- Pitcher
- Born: January 2, 1972 (age 54) Takoma Park, Maryland, U.S.
- Batted: RightThrew: Right

MLB debut
- July 25, 1996, for the Baltimore Orioles

Last MLB appearance
- September 17, 2003, for the St. Louis Cardinals

MLB statistics
- Win–loss record: 39–39
- Earned run average: 4.55
- Strikeouts: 408
- Stats at Baseball Reference

Teams
- Baltimore Orioles (1996); Philadelphia Phillies (1997–1998); St. Louis Cardinals (1999–2000, 2002–2003);

= Garrett Stephenson =

American baseball player (born 1972)

Garrett Charles Stephenson (born January 2, 1972) is an American former Major League Baseball pitcher. He played eight seasons in the majors, from 1996-2003.

Stephenson's father, Rich, pitched briefly in the Pittsburgh Pirates system and the family were observant Mormons. Stephenson played baseball at Linganore High School and later Boonsboro High School in Boonsboro, Maryland and also averaged 24 points per game as a basketball player. His only college scholarship offers for baseball were a half-scholarship offer from BYU and a full ride from Ricks College. He accepted the latter and, after two years at Ricks, he was selected by the Baltimore Orioles in the 18th round of the 1992 Major League Baseball draft.

Stephenson made his Major League debut with the Orioles on July 25, 1996. He was sent from the Orioles to the Phillies six weeks later on September 4 in a transaction that began when Todd Zeile and Pete Incaviglia were acquired by Baltimore on August 29 and included Calvin Maduro also going to Philadelphia on September 3. In May 2000, Stephenson was named National League Pitcher of the Month after winning 5 games and posting a 1.42 earned run average.

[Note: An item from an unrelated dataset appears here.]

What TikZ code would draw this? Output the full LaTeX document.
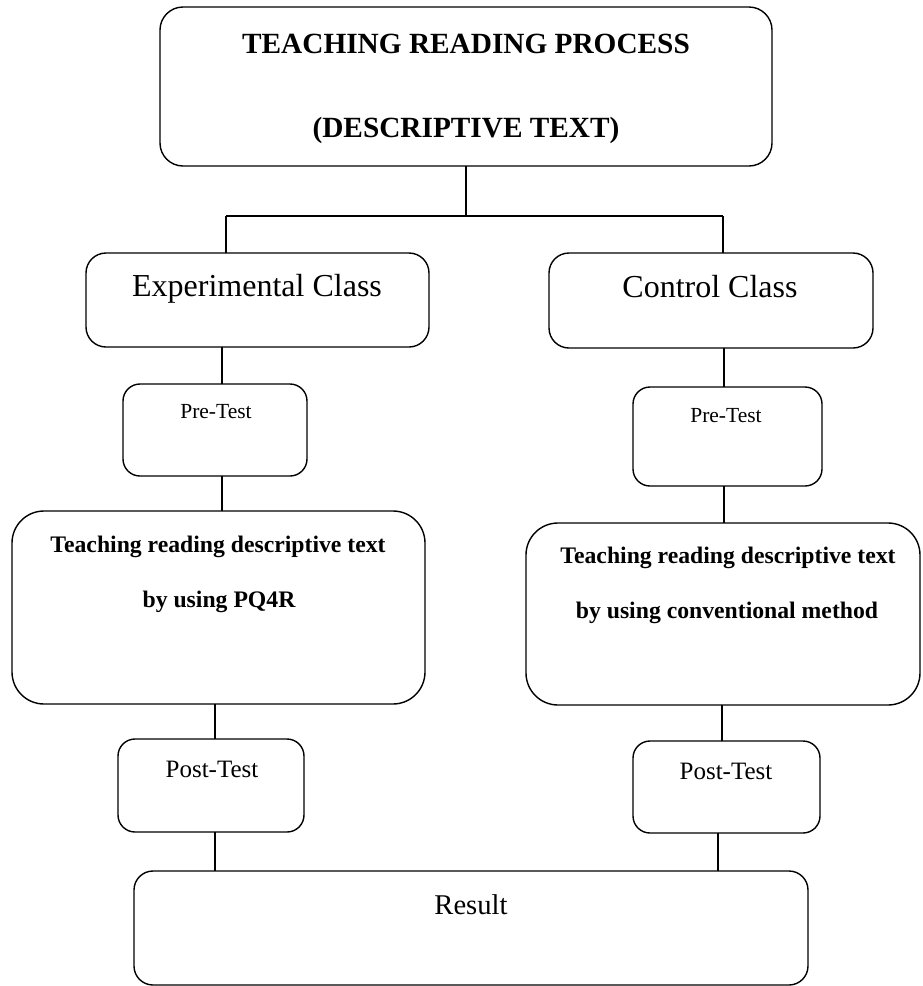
\documentclass[tikz,border=0pt]{standalone}
\usepackage{fontspec}
\setmainfont{Liberation Serif}
\begin{document}
\begin{tikzpicture}[x=1pt,y=-1pt,
  box/.style={draw,line width=1.4pt,rectangle,inner sep=0pt,outer sep=0pt},
  conn/.style={line width=1.4pt},
  lbl/.style={anchor=base,inner sep=0pt,outer sep=0pt}]
\useasboundingbox (0,0) rectangle (922,986);
% boxes
\node[box,rounded corners=23pt,minimum width=612pt,minimum height=159pt] (top) at (466,86.5) {};
\node[box,rounded corners=20pt,minimum width=343pt,minimum height=94pt] (exp) at (257.5,300) {};
\node[box,rounded corners=20pt,minimum width=324pt,minimum height=95pt] (ctl) at (711,300.5) {};
\node[box,rounded corners=17pt,minimum width=184pt,minimum height=92pt] (preL) at (215,430) {};
\node[box,rounded corners=17pt,minimum width=189pt,minimum height=99pt] (preR) at (727.5,436.5) {};
\node[box,rounded corners=32pt,minimum width=413pt,minimum height=193pt] (teachL) at (218.5,607.5) {};
\node[box,rounded corners=32pt,minimum width=394pt,minimum height=182pt] (teachR) at (723,614) {};
\node[box,rounded corners=17pt,minimum width=186pt,minimum height=93pt] (postL) at (211,785.5) {};
\node[box,rounded corners=17pt,minimum width=187pt,minimum height=92pt] (postR) at (726.5,787) {};
\node[box,rounded corners=19pt,minimum width=674pt,minimum height=114pt] (res) at (471,928) {};
% texts
\node[lbl,font=\fontsize{29.3}{35}\selectfont\bfseries] (t1) at (466,53) {TEACHING READING PROCESS};
\node[lbl,font=\fontsize{29.3}{35}\selectfont\bfseries] (t2) at (466,137) {(DESCRIPTIVE TEXT)};
\node[lbl,font=\fontsize{32}{38}\selectfont] (texp) at (257,296) {Experimental Class};
\node[lbl,font=\fontsize{32}{38}\selectfont] (tctl) at (710,297) {Control Class};
\node[lbl,font=\fontsize{21.5}{26}\selectfont] (tpreL) at (216,418) {Pre-Test};
\node[lbl,font=\fontsize{21.5}{26}\selectfont] (tpreR) at (726,422) {Pre-Test};
\node[lbl,font=\fontsize{23.7}{28}\selectfont\bfseries] (tteachL1) at (218,552) {Teaching reading descriptive text};
\node[lbl,font=\fontsize{23.7}{28}\selectfont\bfseries] (tteachL2) at (219,607) {by using PQ4R};
\node[lbl,font=\fontsize{23.7}{28}\selectfont\bfseries] (tteachR1) at (728,563) {Teaching reading descriptive text};
\node[lbl,font=\fontsize{23.7}{28}\selectfont\bfseries] (tteachR2) at (727,618) {by using conventional method};
\node[lbl,font=\fontsize{25}{30}\selectfont] (tpostL) at (212,777) {Post-Test};
\node[lbl,font=\fontsize{25}{30}\selectfont] (tpostR) at (726,779) {Post-Test};
\node[lbl,font=\fontsize{28.6}{34}\selectfont] (tres) at (471,914) {Result};
% connector coordinates
\coordinate (jl) at (226,216);
\coordinate (jr) at (723,216);
\coordinate (cl1) at (222,0);
\coordinate (cl2) at (215,0);
\coordinate (cr1) at (724,0);
\coordinate (cr2) at (722,0);
\coordinate (cr3) at (718,0);
% connectors
\draw[conn] (top.south) -- (top.south |- jl);
\draw[conn] (jl) -- (jr);
\draw[conn] (jl) -- (jl |- exp.north);
\draw[conn] (jr) -- (jr |- ctl.north);
\draw[conn] (cl1 |- exp.south) -- (cl1 |- preL.north);
\draw[conn] (cl1 |- preL.south) -- (cl1 |- teachL.north);
\draw[conn] (cl2 |- teachL.south) -- (cl2 |- postL.north);
\draw[conn] (cl2 |- postL.south) -- (cl2 |- res.north);
\draw[conn] (cr1 |- ctl.south) -- (cr1 |- preR.north);
\draw[conn] (cr1 |- preR.south) -- (cr1 |- teachR.north);
\draw[conn] (cr2 |- teachR.south) -- (cr2 |- postR.north);
\draw[conn] (cr3 |- postR.south) -- (cr3 |- res.north);
\end{tikzpicture}
\end{document}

Stephenson suffered a sprained medial collateral ligament in Game 3 of the 2000 National League Division Series against the Atlanta Braves. The injury led to him having Tommy John surgery and missing the entire 2001 season.

Although he did not pitch in the series, Stephenson was sued for allegedly punching a San Francisco Giants fan following a game in the 2002 National League Championship Series. Stephenson and teammates conceded that he confronted and shoved the fan but argued that he threw no punches.

==After retirement==
Stephenson is now retired to Boise, Idaho, where he coaches a baseball team, and co-founded GSG Sports Academy and the Idaho Raptors club baseball program. He and his wife Stephanie have three sons, Riley, Teagan, and Britten. Riley played baseball at the University of Maryland, Baltimore County.
Britten played baseball at the University of Rio grande in Ohio.